The guy looked at him, up and down. “Don’t worry yourself, buddy.”

Davis thought,
Yep, definitely Jersey
. He pointed to the cigar, and said, “That thing’s not lit, is it?” He jabbed a thumb toward a fuel truck parked fifty feet away. The side of the truck had a warning stenciled in bright red letters:
NO SMOKING WITHIN 100 FEET
.

The guy reached down and turned the key, and the machine went from a rattling diesel idle to silence. He took the cigar out of his mouth. It wasn’t lit. He looked at Davis again, up and down.

“And who the hell are you?” he asked.

“Me? I’m an inspector.” Davis left it at that, glancing at the big crate hanging two feet over the lip of the cargo door. The loading crew had stopped shoving and were looking back and forth between Davis and the driver.

“What the hell kind of inspector?” the man asked.

“You know—safety.”

The guy crossed his thick forearms, chomped back down on his half-cut stogie. He was wondering why an American dressed for a round of golf was wandering around his cargo ramp. He probably had Davis pegged as being with the United Nations, or maybe an oil company. That would make sense.

“So are we?” the driver asked.

“Are you what?”

“Safe.”

Davis said, “Well, you’re cigar isn’t actually lit, so that fuel truck over there won’t explode. And you probably won’t get lung cancer in twenty years. So, yeah, I’d say you’re safe.”

“Good. Then you won’t bother us anymore.”

Davis looked at him, then looked at the crate. The driver was sweating. Possibly because he was nervous. More likely because it was a hundred and eight degrees in the shade.

Davis lunged forward.

The driver stiffened, put up an arm to defend himself, but Davis went nowhere near him. Instead, he grabbed the crowbar he’d spotted under the seat. Two long strides later, he had it jammed into the crate and was prying off the lid.

“Hey!” the driver protested. “What the hell?”

But protest was all he did. He stayed where he was, because Davis was a lot bigger and had a crowbar in his hand. The loading crew pulled back as well, disappearing into the airplane’s cargo bay. Whatever was happening, they wanted no part of it. Nails in the crate lid gave way, creaking like an old door hinge. Davis pulled the lid open.
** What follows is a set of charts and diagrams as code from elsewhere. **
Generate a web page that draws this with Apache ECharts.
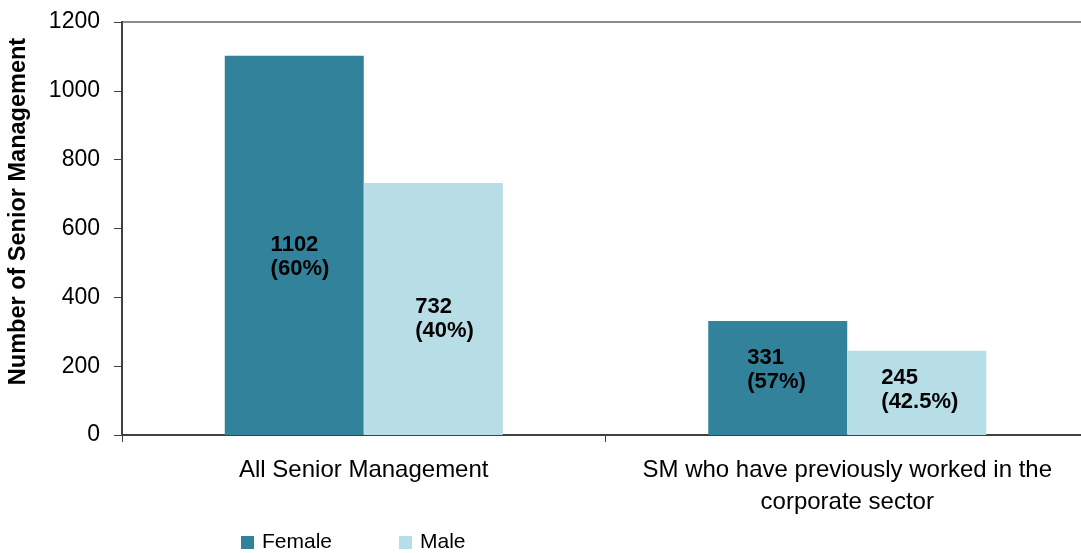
<!DOCTYPE html>
<html>
<head>
<meta charset="utf-8">
<script src="https://cdn.jsdelivr.net/npm/echarts@6/dist/echarts.min.js"></script>
<style>
html,body{margin:0;padding:0;background:#fff;}
#chart{width:1081px;height:553px;}
</style>
</head>
<body>
<div id="chart"></div>
<script>
var categories = ['All Senior Management', 'SM who have previously worked in the\ncorporate sector'];
var femaleValues = [1102, 331];
var maleValues = [732, 245];
var femalePct = ['60%', '57%'];
var malePct = ['40%', '42.5%'];
var yTicks = [0, 200, 400, 600, 800, 1000, 1200];

// label placement inside each bar (style only)
var femaleLabelPos = [['33%', '53%'], ['28%', '43%']];
var maleLabelPos = [['37%', '54%'], ['24.5%', '46%']];

var FONT = '"Liberation Sans", Arial, sans-serif';

function buildData(values, pcts, pos) {
  return values.map(function (v, i) {
    return {
      value: v,
      label: { position: pos[i], formatter: v + '\n(' + pcts[i] + ')' }
    };
  });
}

var labelStyle = {
  show: true,
  align: 'left',
  verticalAlign: 'middle',
  color: '#000',
  fontFamily: FONT,
  fontWeight: 'bold',
  fontSize: 22,
  lineHeight: 24
};

var chart = echarts.init(document.getElementById('chart'), null, { renderer: 'canvas' });
chart.setOption({
  animation: false,
  backgroundColor: '#fff',
  grid: {
    left: 122, top: 22, width: 967, bottom: 118,
    outerBoundsMode: 'none', containLabel: false,
    show: true, borderColor: '#8c8c8c', borderWidth: 2, backgroundColor: 'transparent'
  },
  legend: {
    left: 241, top: 532, padding: 0,
    icon: 'rect', itemWidth: 13, itemHeight: 13, itemGap: 67,
    textStyle: { fontFamily: FONT, fontSize: 21, color: '#000', padding: [0, 0, 0, 3] },
    data: ['Female', 'Male']
  },
  xAxis: {
    type: 'category',
    data: categories,
    axisLine: { show: true, lineStyle: { color: '#404040', width: 2 } },
    axisTick: { show: true, length: 7, alignWithLabel: false, lineStyle: { color: '#404040', width: 1 } },
    axisLabel: { margin: 19, color: '#000', fontFamily: FONT, fontSize: 24, lineHeight: 32, interval: 0 }
  },
  yAxis: {
    type: 'value',
    min: yTicks[0], max: yTicks[yTicks.length - 1], interval: 200,
    name: 'Number of Senior Management',
    nameLocation: 'middle', nameRotate: 90, nameGap: 91,
    nameTextStyle: { fontFamily: FONT, fontWeight: 'bold', fontSize: 23.5, color: '#000', padding: [0, 0, 0, 34] },
    axisLine: { show: true, lineStyle: { color: '#404040', width: 2 } },
    axisTick: { show: true, length: 8, inside: false, lineStyle: { color: '#404040', width: 1 } },
    axisLabel: { margin: 22, color: '#000', fontFamily: FONT, fontSize: 23, formatter: function (v) { return String(v); } },
    splitLine: { show: false }
  },
  series: [
    {
      name: 'Female', type: 'bar', barWidth: 139, barGap: '0%',
      itemStyle: { color: '#31829a' },
      label: labelStyle,
      data: buildData(femaleValues, femalePct, femaleLabelPos)
    },
    {
      name: 'Male', type: 'bar', barWidth: 139, barGap: '0%',
      itemStyle: { color: '#b7dde7' },
      label: labelStyle,
      data: buildData(maleValues, malePct, maleLabelPos)
    }
  ]
});
</script>
</body>
</html>
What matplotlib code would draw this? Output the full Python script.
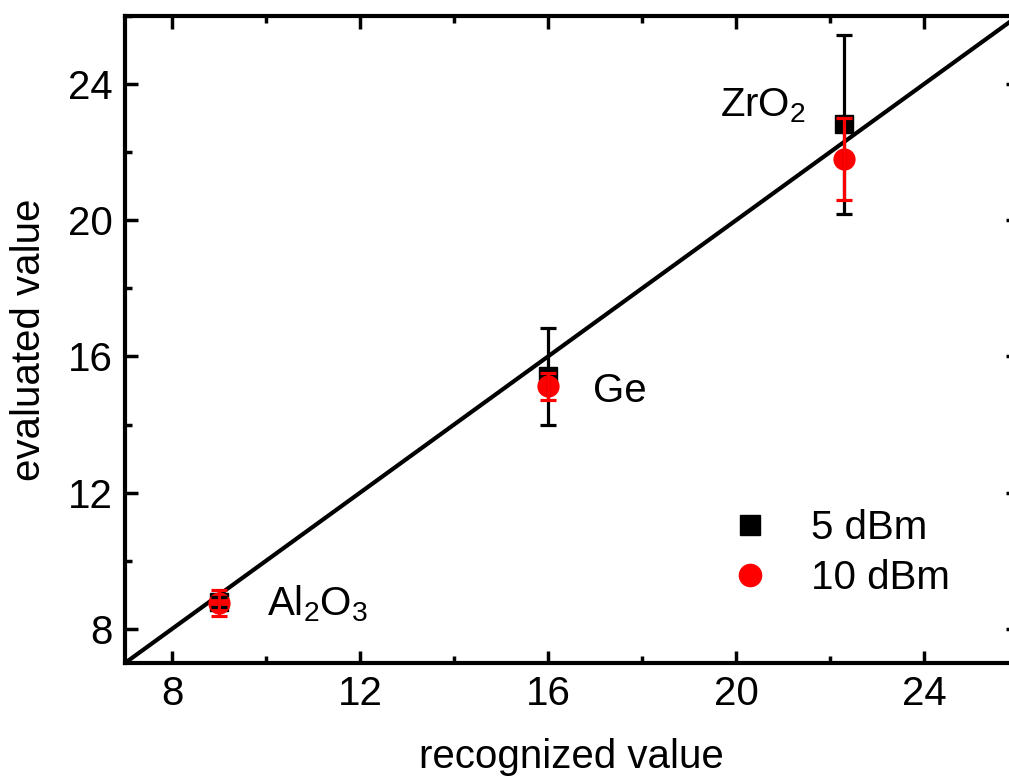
import numpy as np
import matplotlib
matplotlib.use("Agg")
import matplotlib.pyplot as plt
from matplotlib.lines import Line2D
from matplotlib.ticker import MultipleLocator

plt.rcParams['font.family'] = ['Liberation Sans', 'DejaVu Sans']
plt.rcParams['mathtext.fontset'] = 'custom'
plt.rcParams['mathtext.rm'] = 'Liberation Sans'

# recognized (reference) values of the three materials
materials = ['Al$_2$O$_3$', 'Ge', 'ZrO$_2$']
recognized = [9.0, 16.0, 22.3]

# evaluated values and errors
eval_5dbm = [8.8, 15.42, 22.82]
err_5dbm = [0.15, 1.43, 2.63]
eval_10dbm = [8.76, 15.12, 21.8]
err_10dbm = [0.37, 0.4, 1.2]

label_x = [10.02, 16.96, 19.66]
label_y = [8.41, 14.65, 23.06]

FS = 29

fig = plt.figure(figsize=(10.09, 7.82), dpi=100)
ax = fig.add_axes([0.1239, 0.1522, 0.885, 0.8274])

diag = np.array([7, 26])
ax.plot(diag, diag, color='black', lw=3, zorder=1)

ax.plot(recognized, eval_5dbm, 's', color='black', ms=13, zorder=2)
ax.plot(recognized, eval_10dbm, 'o', color='red', ms=16, mec='none', zorder=2)
ax.errorbar(recognized, eval_5dbm, yerr=err_5dbm, fmt='none', ecolor='black',
            elinewidth=2.3, capsize=6, capthick=2.3, zorder=3)
ax.errorbar(recognized, eval_10dbm, yerr=err_10dbm, fmt='none', ecolor='red',
            elinewidth=2.3, capsize=6, capthick=2.3, zorder=4)

for name, tx, ty in zip(materials, label_x, label_y):
    ax.text(tx, ty, name, fontsize=FS, ha='left', va='baseline')

ax.set_xlim(7, 26)
ax.set_ylim(7, 26)
ax.xaxis.set_minor_locator(MultipleLocator(2))
ax.yaxis.set_minor_locator(MultipleLocator(2))
ax.set_xticks([8, 12, 16, 20, 24])
ax.set_yticks([8, 12, 16, 20, 24])
ax.tick_params(which='both', direction='in', top=True, right=True, width=2.5,
               labelsize=FS)
ax.tick_params(which='major', length=9, pad=9)
ax.tick_params(which='minor', length=5)
for sp in ax.spines.values():
    sp.set_linewidth(3)

ax.set_xlabel('recognized value', fontsize=FS, labelpad=18)
ax.set_ylabel('evaluated value', fontsize=FS, labelpad=14)

handles = [Line2D([], [], ls='none', marker='s', color='black', ms=14),
           Line2D([], [], ls='none', marker='o', color='red', ms=16)]
ax.legend(handles, ['5 dBm', '10 dBm'], loc='upper left',
          bbox_to_anchor=(0.6775, 0.238), frameon=False, fontsize=FS,
          handlelength=1.0, handletextpad=1.0, labelspacing=0.3,
          borderpad=0, borderaxespad=0)

fig.savefig('out.png', dpi=100)
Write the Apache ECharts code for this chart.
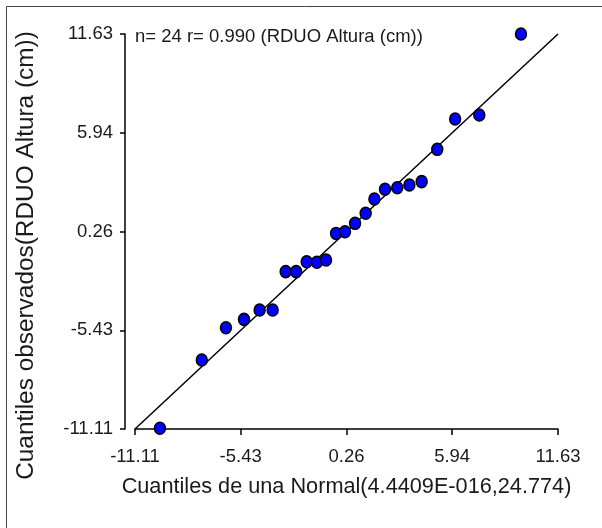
<!DOCTYPE html>
<html>
<head>
<meta charset="utf-8">
<script src="https://cdn.jsdelivr.net/npm/echarts@6/dist/echarts.min.js"></script>
<style>html,body{margin:0;padding:0;background:#fff}#c{width:602px;height:528px}</style>
</head>
<body>
<div id="c"></div>
<script>
// Theoretical normal quantiles (x) and observed quantiles (y)
const theoQuantiles = [-9.77,-7.52,-6.22,-5.25,-4.41,-3.71,-3.01,-2.45,-1.88,-1.33,-0.84,-0.30,0.18,0.72,1.29,1.76,2.33,2.99,3.64,4.30,5.14,6.10,7.40,9.64];
const obsQuantiles  = [-11.07,-7.14,-5.28,-4.80,-4.26,-4.26,-2.05,-2.05,-1.48,-1.51,-1.38,0.15,0.25,0.73,1.31,2.13,2.69,2.78,2.94,3.13,4.99,6.74,6.97,11.63];
const refLine = [[-11.11,-11.11],[11.63,11.63]];
const xTicks = [-11.11,-5.43,0.26,5.94,11.63];
const yTicks = [-11.11,-5.43,0.26,5.94,11.63];
const axisMin = -11.11, axisMax = 11.63;
const titleText = 'n= 24 r= 0.990 (RDUO Altura (cm))';
const xName = 'Cuantiles de una Normal(4.4409E-016,24.774)';
const yName = 'Cuantiles observados(RDUO Altura (cm))';

const pts = theoQuantiles.map((x,i)=>[x,obsQuantiles[i]]);
const chart = echarts.init(document.getElementById('c'), null, {renderer:'canvas'});
const FONT = '"Liberation Sans", Arial, sans-serif';
const TXT = '#1a1a1a';
chart.setOption({
  animation:false,
  backgroundColor:'#fff',
  grid:{left:135,right:44,top:34,bottom:99,containLabel:false},
  graphic:[
    {type:'rect',shape:{x:6.5,y:6.5,width:800,height:800},style:{fill:null,stroke:'#444',lineWidth:1},silent:true},
    {type:'text',left:135,top:27.5,style:{text:titleText,font:'18.5px '+FONT,fill:TXT}}
  ],
  xAxis:{type:'value',min:axisMin,max:axisMax,
    name:xName,nameLocation:'middle',nameGap:47,
    nameTextStyle:{fontFamily:FONT,fontSize:21.7,color:TXT},
    axisLine:{onZero:false,lineStyle:{color:'#000',width:1.5}},
    axisTick:{show:true,length:6,lineStyle:{color:'#000',width:1.5},customValues:xTicks},
    axisLabel:{customValues:xTicks,margin:18,fontFamily:FONT,fontSize:18.5,color:TXT,formatter:v=>v.toFixed(2)},
    splitLine:{show:false}},
  yAxis:{type:'value',min:axisMin,max:axisMax,offset:10,
    name:yName,nameLocation:'middle',nameGap:87,
    nameTextStyle:{fontFamily:FONT,fontSize:24.4,color:TXT,padding:[0,48,0,0]},
    axisLine:{show:true,onZero:false,lineStyle:{color:'#000',width:1.5}},
    axisTick:{show:true,length:5,lineStyle:{color:'#000',width:1.5},customValues:yTicks},
    axisLabel:{customValues:yTicks,margin:12,fontFamily:FONT,fontSize:18.5,color:TXT,formatter:v=>v.toFixed(2)},
    splitLine:{show:false}},
  series:[
    {type:'line',data:refLine,symbol:'none',lineStyle:{color:'#000',width:1.5},z:2,silent:true,clip:false},
    {type:'scatter',data:pts,symbol:'circle',symbolSize:[11,12],clip:false,
      itemStyle:{color:'#0000ff',borderColor:'#000',borderWidth:1.5,opacity:1},z:3}
  ]
});
</script>
</body>
</html>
He called over his shoulder, “Have you seen this?”

“Listen, buddy, I don’t know what’s in ’em,” the driver stammered. “I just move ’em around.”

Davis reached in and pulled out a sample. He said, “No, I mean—have you
seen
this?” He held up a packaged DVD.
Titanic
. It was one of a hundred different titles in the crate. “What about this one?” he asked, holding up
Star Wars: The Empire Strikes Back
. “Everybody’s seen this one.”

The driver looked at him like he was crazy. Then he looked at the crowbar and nodded.

“Did you like it?” Davis asked.

Another nod.

“Me too. Only—there was one thing that drove me crazy.” Davis paused.

The driver didn’t ask.

“Those damned Imperial Storm Troopers. How could anybody shoot that bad? I mean, as many rounds as they fired? Blind luck says they hit somebody, right? Or maybe a ricochet. Do laser weapons ricochet?” Davis turned around and smiled.

So did the driver. Sort of.

Davis put the movies, which were undoubtedly counterfeit, back
into the crate. He pulled down the lid and, using the crowbar as a hammer, battered a half dozen nails back into place. When he was done, he tossed the crowbar to the driver. This clearly surprised him, but he made the catch. Davis then squatted low and, using his shoulders, pulled the crate through the cargo door, lifted it clear, and heaved it onto the prongs of the forklift. The big machine rocked forward under the weight, then settled.

Davis smiled again.

So did the driver, this time probably meaning it.

“What’s your name?” Davis asked.

“Johnson.”

“You work for FBN, Johnson?”

“Two year contract as an A and P.”

A and P stood for Airframe and Powerplant, shorthand for his professional certificate. “You’re an airplane mechanic?” Davis asked.

“That’s right.”

Davis checked his fingernails. They were dirty, which was good. It was his personal policy to never trust any mechanic who didn’t have grease under his fingernails.